A good ending makes the entire exchange feel complete and respectful, and it increases the chances that the next conversation—whenever it happens—will feel easy and familiar.

Summary:

Small talk works best when it feels natural, relaxed, and human rather than forced or strategic. It starts with a simple, friendly opening—greeting someone warmly, using their name if you know it, or confidently introducing yourself if you don’t. From the first moment, your body language should signal openness: eye contact, a relaxed posture, comfortable distance, and full attention without distractions.

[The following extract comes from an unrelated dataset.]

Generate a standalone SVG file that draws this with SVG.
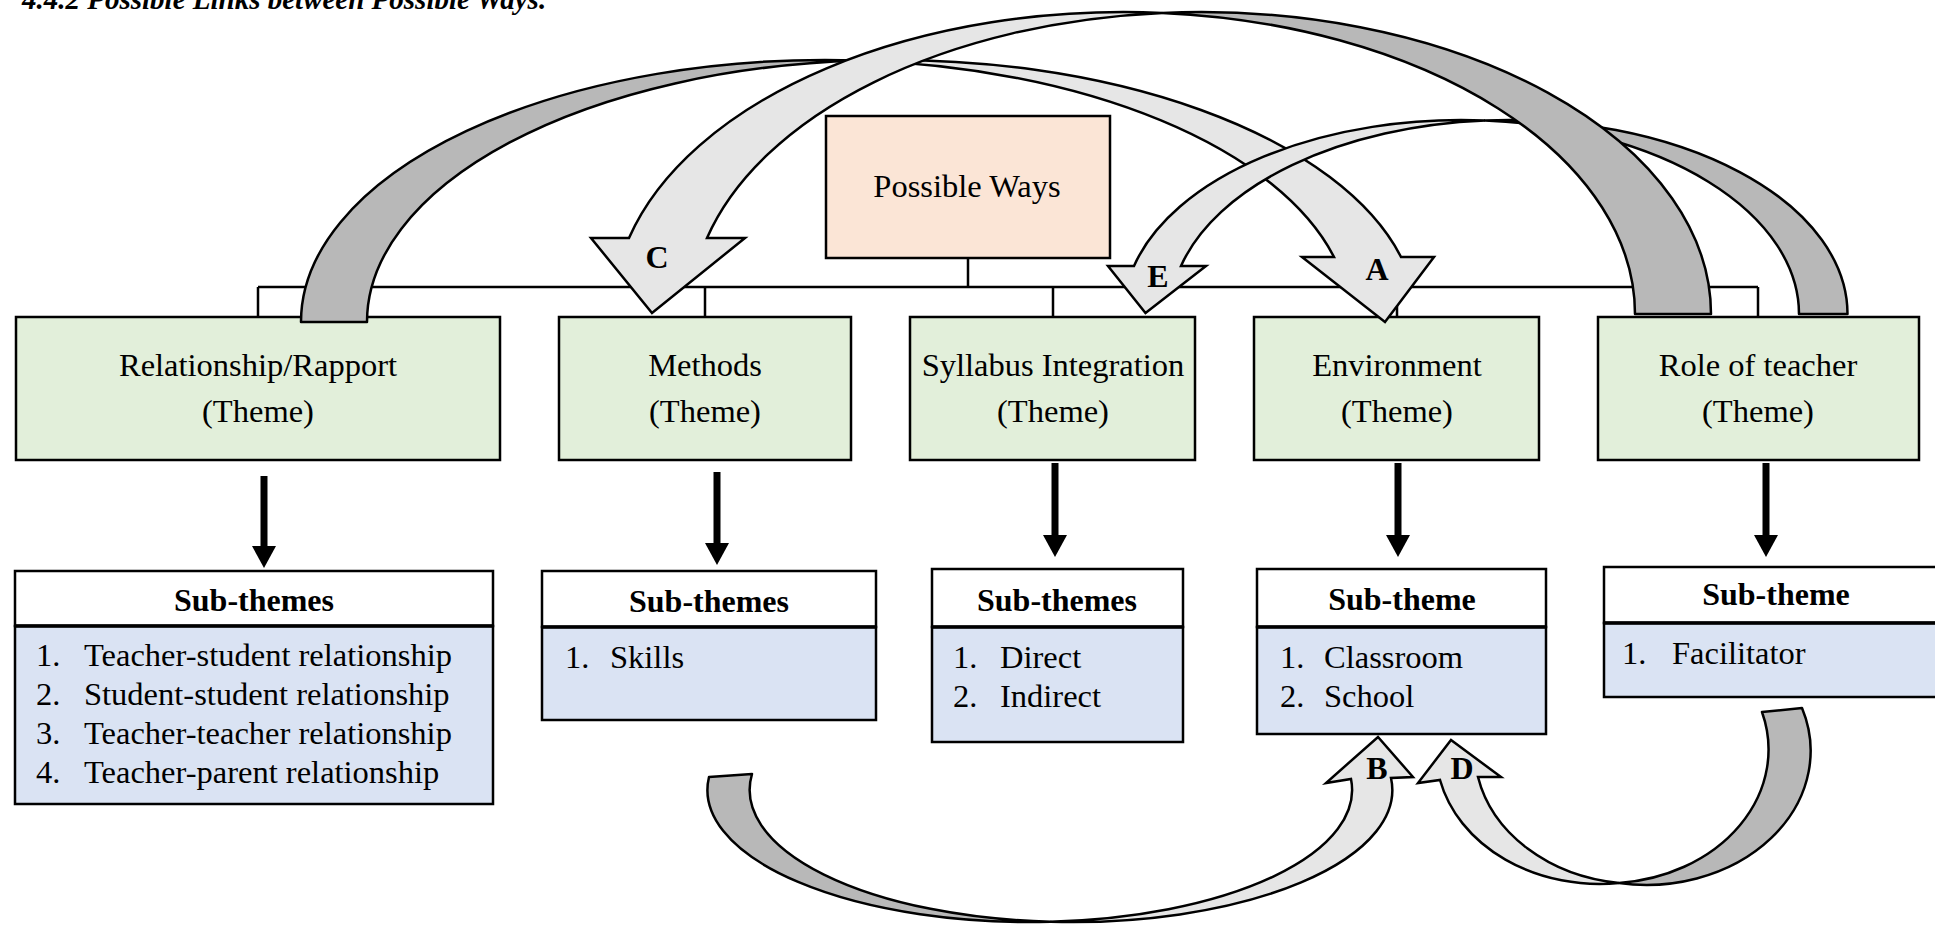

As the conversation unfolds, focus on listening more than performing. Pay attention to what the other person says and respond in a way that shows you’ve heard them—by relating briefly, agreeing, lightly disagreeing, or sharing a small, relevant experience of your own. This creates connection without oversharing. When you’re unsure what to say next, use open-ended questions that naturally build on what they’ve already mentioned, keeping a balance between asking and contributing.

Keep the tone light and positive, especially early on. Neutral, everyday topics help both people feel safe and comfortable, while overly serious or controversial subjects can shut things down too quickly. Look for common ground wherever it appears and use it to build familiarity, revealing just enough about yourself to feel relatable.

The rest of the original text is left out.